-- START --

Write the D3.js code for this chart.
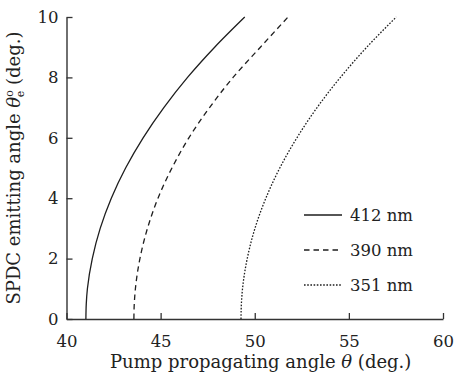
<!DOCTYPE html>
<html>
<meta charset="utf-8">
<script src="https://d3js.org/d3.v7.min.js"></script>
<style>
  body { margin: 0; background: #fff; }
  svg text { font-family: "DejaVu Serif", serif; fill: #222; }
</style>
<body>
<div id="chart"></div>
<script>
// values: emitting angle (deg.) against pump angle (deg.)
var emitAngle = [0, 0.5, 1, 2, 3, 4, 5, 6, 7, 8, 9, 10];
var pump412 = [41.03, 41.05, 41.11, 41.37, 41.79, 42.38, 43.14, 44.07, 45.17, 46.43, 47.87, 49.47];
var pump390 = [43.58, 43.6, 43.66, 43.9, 44.3, 44.86, 45.6, 46.5, 47.6, 48.85, 50.3, 51.77];
var pump351 = [49.27, 49.29, 49.35, 49.6, 50.01, 50.59, 51.33, 52.24, 53.31, 54.55, 55.95, 57.52];

var seriesNames = ["412 nm", "390 nm", "351 nm"];
var seriesDash = ["none", "5.5,4", "1.6,1.6"];

var xTicks = [40, 45, 50, 55, 60];
var yTicks = [0, 2, 4, 6, 8, 10];

var margin = {top: 17, right: 13, bottom: 58, left: 66.5},
    width = 456 - margin.left - margin.right,
    height = 377 - margin.top - margin.bottom;

var svg = d3.select("#chart")
  .append("svg")
    .attr("width", 456)
    .attr("height", 377)
  .append("g")
    .attr("transform", "translate(" + margin.left + "," + margin.top + ")");

var x = d3.scaleLinear().domain([40, 60]).range([0, width]);
var y = d3.scaleLinear().domain([0, 10]).range([height, 0]);

// axes, ticks point inward
var xAxis = svg.append("g")
    .attr("transform", "translate(0," + height + ")")
    .call(d3.axisBottom(x).tickValues(xTicks).tickSizeInner(-6).tickSizeOuter(0).tickPadding(16));
var yAxis = svg.append("g")
    .call(d3.axisLeft(y).tickValues(yTicks).tickSizeInner(-6).tickSizeOuter(0).tickPadding(8));

[xAxis, yAxis].forEach(function(a) {
  a.select(".domain").attr("stroke", "#333").attr("stroke-width", 1.4);
  a.selectAll(".tick line").attr("stroke", "#333").attr("stroke-width", 1.3);
  a.selectAll("text").attr("font-size", 16.5);
});

// curves
var line = d3.line()
    .x(function(d) { return x(d[0]); })
    .y(function(d) { return y(d[1]); })
    .curve(d3.curveMonotoneY);

var series = [
  d3.zip(pump412, emitAngle),
  d3.zip(pump390, emitAngle),
  d3.zip(pump351, emitAngle)
];

svg.selectAll(".curve")
  .data(series)
  .enter()
  .append("path")
    .attr("class", "curve")
    .attr("d", line)
    .attr("fill", "none")
    .attr("stroke", "#1e1e1e")
    .attr("stroke-width", 1.3)
    .attr("stroke-dasharray", function(d, i) { return seriesDash[i]; });

// legend
var legend = svg.selectAll(".leg")
  .data(seriesNames)
  .enter()
  .append("g")
    .attr("transform", function(d, i) { return "translate(" + (304 - margin.left) + "," + (215 - margin.top + i * 35) + ")"; });
legend.append("line")
    .attr("x1", 0).attr("x2", 38)
    .attr("stroke", "#1e1e1e")
    .attr("stroke-width", 1.3)
    .attr("stroke-dasharray", function(d, i) { return seriesDash[i]; });
legend.append("text")
    .attr("x", 46)
    .attr("dy", "0.35em")
    .attr("font-size", 16.5)
    .text(function(d) { return d; });

// axis titles
svg.append("text")
    .attr("x", 110 - margin.left)
    .attr("y", height + 49)
    .attr("font-size", 18)
    .call(function(t) {
      t.append("tspan").text("Pump propagating angle ");
      t.append("tspan").attr("font-style", "italic").text("θ");
      t.append("tspan").text(" (deg.)");
    });

svg.append("text")
    .attr("transform", "translate(-47," + (height / 2) + ") rotate(-90)")
    .attr("text-anchor", "middle")
    .attr("font-size", 18)
    .call(function(t) {
      t.append("tspan").text("SPDC emitting angle ");
      t.append("tspan").attr("font-style", "italic").text("θ");
      t.append("tspan").attr("font-size", 11).attr("dy", -7).text("o");
      t.append("tspan").attr("font-size", 11).attr("dx", -7).attr("dy", 11).text("e");
      t.append("tspan").attr("dy", -4).text(" (deg.)");
    });
</script>
</body>
</html>
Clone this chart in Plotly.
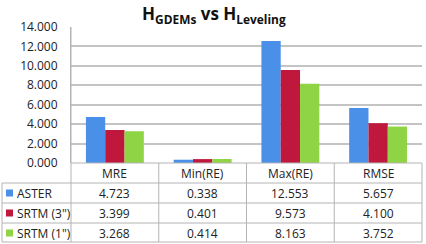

-- END --

[Work required] Give all the lines above again, character for character, without pictures.

[Answer to the problem]
Write the D3.js code for this chart.
<!DOCTYPE html>
<html>
<meta charset="utf-8">
<script src="https://d3js.org/d3.v7.min.js"></script>
<style>
  body { margin: 0; background: #fff; }
  svg text { font-family: "DejaVu Serif", serif; fill: #222; }
</style>
<body>
<div id="chart"></div>
<script>
// values: emitting angle (deg.) against pump angle (deg.)
var emitAngle = [0, 0.5, 1, 2, 3, 4, 5, 6, 7, 8, 9, 10];
var pump412 = [41.03, 41.05, 41.11, 41.37, 41.79, 42.38, 43.14, 44.07, 45.17, 46.43, 47.87, 49.47];
var pump390 = [43.58, 43.6, 43.66, 43.9, 44.3, 44.86, 45.6, 46.5, 47.6, 48.85, 50.3, 51.77];
var pump351 = [49.27, 49.29, 49.35, 49.6, 50.01, 50.59, 51.33, 52.24, 53.31, 54.55, 55.95, 57.52];

var seriesNames = ["412 nm", "390 nm", "351 nm"];
var seriesDash = ["none", "5.5,4", "1.6,1.6"];

var xTicks = [40, 45, 50, 55, 60];
var yTicks = [0, 2, 4, 6, 8, 10];

var margin = {top: 17, right: 13, bottom: 58, left: 66.5},
    width = 456 - margin.left - margin.right,
    height = 377 - margin.top - margin.bottom;

var svg = d3.select("#chart")
  .append("svg")
    .attr("width", 456)
    .attr("height", 377)
  .append("g")
    .attr("transform", "translate(" + margin.left + "," + margin.top + ")");

var x = d3.scaleLinear().domain([40, 60]).range([0, width]);
var y = d3.scaleLinear().domain([0, 10]).range([height, 0]);

// axes, ticks point inward
var xAxis = svg.append("g")
    .attr("transform", "translate(0," + height + ")")
    .call(d3.axisBottom(x).tickValues(xTicks).tickSizeInner(-6).tickSizeOuter(0).tickPadding(16));
var yAxis = svg.append("g")
    .call(d3.axisLeft(y).tickValues(yTicks).tickSizeInner(-6).tickSizeOuter(0).tickPadding(8));

[xAxis, yAxis].forEach(function(a) {
  a.select(".domain").attr("stroke", "#333").attr("stroke-width", 1.4);
  a.selectAll(".tick line").attr("stroke", "#333").attr("stroke-width", 1.3);
  a.selectAll("text").attr("font-size", 16.5);
});

// curves
var line = d3.line()
    .x(function(d) { return x(d[0]); })
    .y(function(d) { return y(d[1]); })
    .curve(d3.curveMonotoneY);

var series = [
  d3.zip(pump412, emitAngle),
  d3.zip(pump390, emitAngle),
  d3.zip(pump351, emitAngle)
];

svg.selectAll(".curve")
  .data(series)
  .enter()
  .append("path")
    .attr("class", "curve")
    .attr("d", line)
    .attr("fill", "none")
    .attr("stroke", "#1e1e1e")
    .attr("stroke-width", 1.3)
    .attr("stroke-dasharray", function(d, i) { return seriesDash[i]; });

// legend
var legend = svg.selectAll(".leg")
  .data(seriesNames)
  .enter()
  .append("g")
    .attr("transform", function(d, i) { return "translate(" + (304 - margin.left) + "," + (215 - margin.top + i * 35) + ")"; });
legend.append("line")
    .attr("x1", 0).attr("x2", 38)
    .attr("stroke", "#1e1e1e")
    .attr("stroke-width", 1.3)
    .attr("stroke-dasharray", function(d, i) { return seriesDash[i]; });
legend.append("text")
    .attr("x", 46)
    .attr("dy", "0.35em")
    .attr("font-size", 16.5)
    .text(function(d) { return d; });

// axis titles
svg.append("text")
    .attr("x", 110 - margin.left)
    .attr("y", height + 49)
    .attr("font-size", 18)
    .call(function(t) {
      t.append("tspan").text("Pump propagating angle ");
      t.append("tspan").attr("font-style", "italic").text("θ");
      t.append("tspan").text(" (deg.)");
    });

svg.append("text")
    .attr("transform", "translate(-47," + (height / 2) + ") rotate(-90)")
    .attr("text-anchor", "middle")
    .attr("font-size", 18)
    .call(function(t) {
      t.append("tspan").text("SPDC emitting angle ");
      t.append("tspan").attr("font-style", "italic").text("θ");
      t.append("tspan").attr("font-size", 11).attr("dy", -7).text("o");
      t.append("tspan").attr("font-size", 11).attr("dx", -7).attr("dy", 11).text("e");
      t.append("tspan").attr("dy", -4).text(" (deg.)");
    });
</script>
</body>
</html>
Clone this chart in Plotly.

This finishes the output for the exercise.